▶ PROVIDED MATERIAL:
----
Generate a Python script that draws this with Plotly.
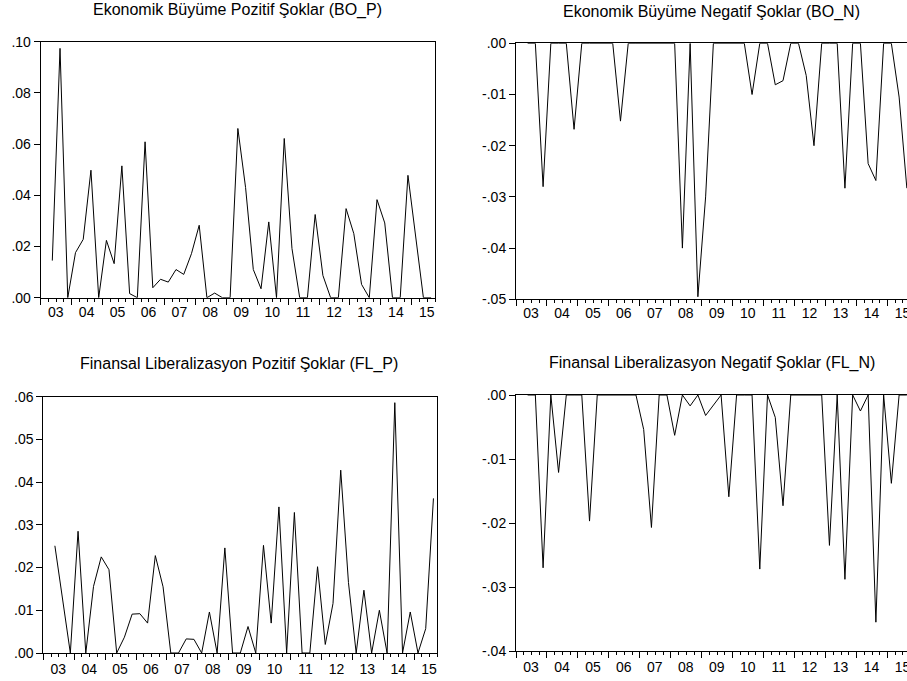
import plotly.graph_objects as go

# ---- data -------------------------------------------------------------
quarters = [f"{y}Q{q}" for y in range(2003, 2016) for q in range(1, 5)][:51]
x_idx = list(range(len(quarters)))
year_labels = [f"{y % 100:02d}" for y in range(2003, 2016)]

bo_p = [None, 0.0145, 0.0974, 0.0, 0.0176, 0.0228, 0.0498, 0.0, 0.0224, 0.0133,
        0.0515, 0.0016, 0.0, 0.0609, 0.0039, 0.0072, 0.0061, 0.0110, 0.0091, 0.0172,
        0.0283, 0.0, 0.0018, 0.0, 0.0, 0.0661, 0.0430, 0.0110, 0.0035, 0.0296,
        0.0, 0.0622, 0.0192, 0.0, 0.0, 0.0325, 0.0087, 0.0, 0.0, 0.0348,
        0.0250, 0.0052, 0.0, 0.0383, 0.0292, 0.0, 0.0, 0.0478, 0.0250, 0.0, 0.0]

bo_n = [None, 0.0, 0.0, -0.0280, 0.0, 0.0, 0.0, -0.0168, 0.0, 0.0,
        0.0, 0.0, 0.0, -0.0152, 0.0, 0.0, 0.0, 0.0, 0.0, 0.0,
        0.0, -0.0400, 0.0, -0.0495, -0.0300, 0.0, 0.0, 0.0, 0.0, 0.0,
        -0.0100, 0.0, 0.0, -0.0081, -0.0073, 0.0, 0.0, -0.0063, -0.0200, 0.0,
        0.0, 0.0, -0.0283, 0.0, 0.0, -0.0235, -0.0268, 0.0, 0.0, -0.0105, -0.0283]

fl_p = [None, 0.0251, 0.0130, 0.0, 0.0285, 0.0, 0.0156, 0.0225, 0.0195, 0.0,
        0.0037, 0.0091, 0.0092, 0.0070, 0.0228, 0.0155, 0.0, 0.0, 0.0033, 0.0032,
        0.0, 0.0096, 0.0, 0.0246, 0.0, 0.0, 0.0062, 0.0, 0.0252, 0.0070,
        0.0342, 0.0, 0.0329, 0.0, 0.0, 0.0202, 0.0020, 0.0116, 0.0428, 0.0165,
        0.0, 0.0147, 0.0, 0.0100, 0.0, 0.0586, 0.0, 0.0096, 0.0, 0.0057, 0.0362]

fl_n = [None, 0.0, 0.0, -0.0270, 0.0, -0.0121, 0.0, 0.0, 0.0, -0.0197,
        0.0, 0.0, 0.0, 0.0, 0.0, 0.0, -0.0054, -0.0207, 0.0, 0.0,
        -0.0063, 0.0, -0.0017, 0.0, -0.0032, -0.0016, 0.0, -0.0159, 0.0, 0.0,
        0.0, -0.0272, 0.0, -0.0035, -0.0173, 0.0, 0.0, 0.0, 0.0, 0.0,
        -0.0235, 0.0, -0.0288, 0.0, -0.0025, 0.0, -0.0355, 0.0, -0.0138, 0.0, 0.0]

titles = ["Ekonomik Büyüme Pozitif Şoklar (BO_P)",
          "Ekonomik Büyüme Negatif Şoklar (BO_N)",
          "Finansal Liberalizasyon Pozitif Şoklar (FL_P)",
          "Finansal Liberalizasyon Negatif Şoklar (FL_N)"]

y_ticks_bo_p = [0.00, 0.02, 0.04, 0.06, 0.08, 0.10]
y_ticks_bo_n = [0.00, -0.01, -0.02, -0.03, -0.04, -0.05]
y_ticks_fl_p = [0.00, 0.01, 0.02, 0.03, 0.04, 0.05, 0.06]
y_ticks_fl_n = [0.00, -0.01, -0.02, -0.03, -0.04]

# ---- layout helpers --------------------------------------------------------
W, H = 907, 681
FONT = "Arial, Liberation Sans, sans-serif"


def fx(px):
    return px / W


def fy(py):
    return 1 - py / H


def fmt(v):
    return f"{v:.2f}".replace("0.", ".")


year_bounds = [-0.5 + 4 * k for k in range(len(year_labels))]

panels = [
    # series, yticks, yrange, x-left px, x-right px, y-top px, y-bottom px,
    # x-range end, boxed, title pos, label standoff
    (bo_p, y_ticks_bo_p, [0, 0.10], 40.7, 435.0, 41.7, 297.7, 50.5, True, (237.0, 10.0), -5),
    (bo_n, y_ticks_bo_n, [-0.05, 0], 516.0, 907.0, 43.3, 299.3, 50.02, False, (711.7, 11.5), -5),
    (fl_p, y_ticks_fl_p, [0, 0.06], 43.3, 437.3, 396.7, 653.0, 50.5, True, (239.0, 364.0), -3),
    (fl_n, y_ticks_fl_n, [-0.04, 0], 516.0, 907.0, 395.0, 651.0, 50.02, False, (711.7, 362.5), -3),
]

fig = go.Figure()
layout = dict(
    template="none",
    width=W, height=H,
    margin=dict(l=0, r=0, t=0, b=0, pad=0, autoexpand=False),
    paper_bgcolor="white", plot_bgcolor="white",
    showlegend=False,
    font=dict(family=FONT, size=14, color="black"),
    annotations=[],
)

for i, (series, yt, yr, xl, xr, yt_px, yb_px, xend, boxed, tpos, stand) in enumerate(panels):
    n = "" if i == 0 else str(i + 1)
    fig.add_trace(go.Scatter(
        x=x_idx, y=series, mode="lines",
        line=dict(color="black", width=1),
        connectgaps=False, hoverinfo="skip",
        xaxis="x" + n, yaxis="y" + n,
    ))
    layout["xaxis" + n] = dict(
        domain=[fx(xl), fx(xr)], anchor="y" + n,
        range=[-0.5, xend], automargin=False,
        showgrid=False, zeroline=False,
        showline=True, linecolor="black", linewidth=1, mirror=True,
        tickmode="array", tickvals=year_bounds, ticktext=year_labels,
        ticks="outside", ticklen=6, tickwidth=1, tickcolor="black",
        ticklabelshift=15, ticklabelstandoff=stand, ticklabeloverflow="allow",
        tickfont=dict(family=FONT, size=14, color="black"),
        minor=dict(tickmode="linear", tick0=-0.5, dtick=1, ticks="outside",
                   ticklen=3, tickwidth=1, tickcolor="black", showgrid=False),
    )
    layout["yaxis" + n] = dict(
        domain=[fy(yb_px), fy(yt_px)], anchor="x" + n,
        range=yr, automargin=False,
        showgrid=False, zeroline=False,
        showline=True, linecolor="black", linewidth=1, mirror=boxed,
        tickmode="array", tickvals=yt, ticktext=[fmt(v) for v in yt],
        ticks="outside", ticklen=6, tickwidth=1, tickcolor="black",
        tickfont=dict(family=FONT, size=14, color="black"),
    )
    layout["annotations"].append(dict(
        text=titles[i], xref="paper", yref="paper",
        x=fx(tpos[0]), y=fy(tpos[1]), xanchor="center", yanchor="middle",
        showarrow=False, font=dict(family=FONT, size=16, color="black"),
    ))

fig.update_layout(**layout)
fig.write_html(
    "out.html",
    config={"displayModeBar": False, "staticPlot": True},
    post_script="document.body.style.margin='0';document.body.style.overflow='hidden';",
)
----
▶ THE TASK: Starting at the top of the listing above, please restate word for word each line up to and including the one that holds "in range(2003, 2016)]", omitting every image.

▶ RESULT:
Generate a Python script that draws this with Plotly.
import plotly.graph_objects as go

# ---- data -------------------------------------------------------------
quarters = [f"{y}Q{q}" for y in range(2003, 2016) for q in range(1, 5)][:51]
x_idx = list(range(len(quarters)))
year_labels = [f"{y % 100:02d}" for y in range(2003, 2016)]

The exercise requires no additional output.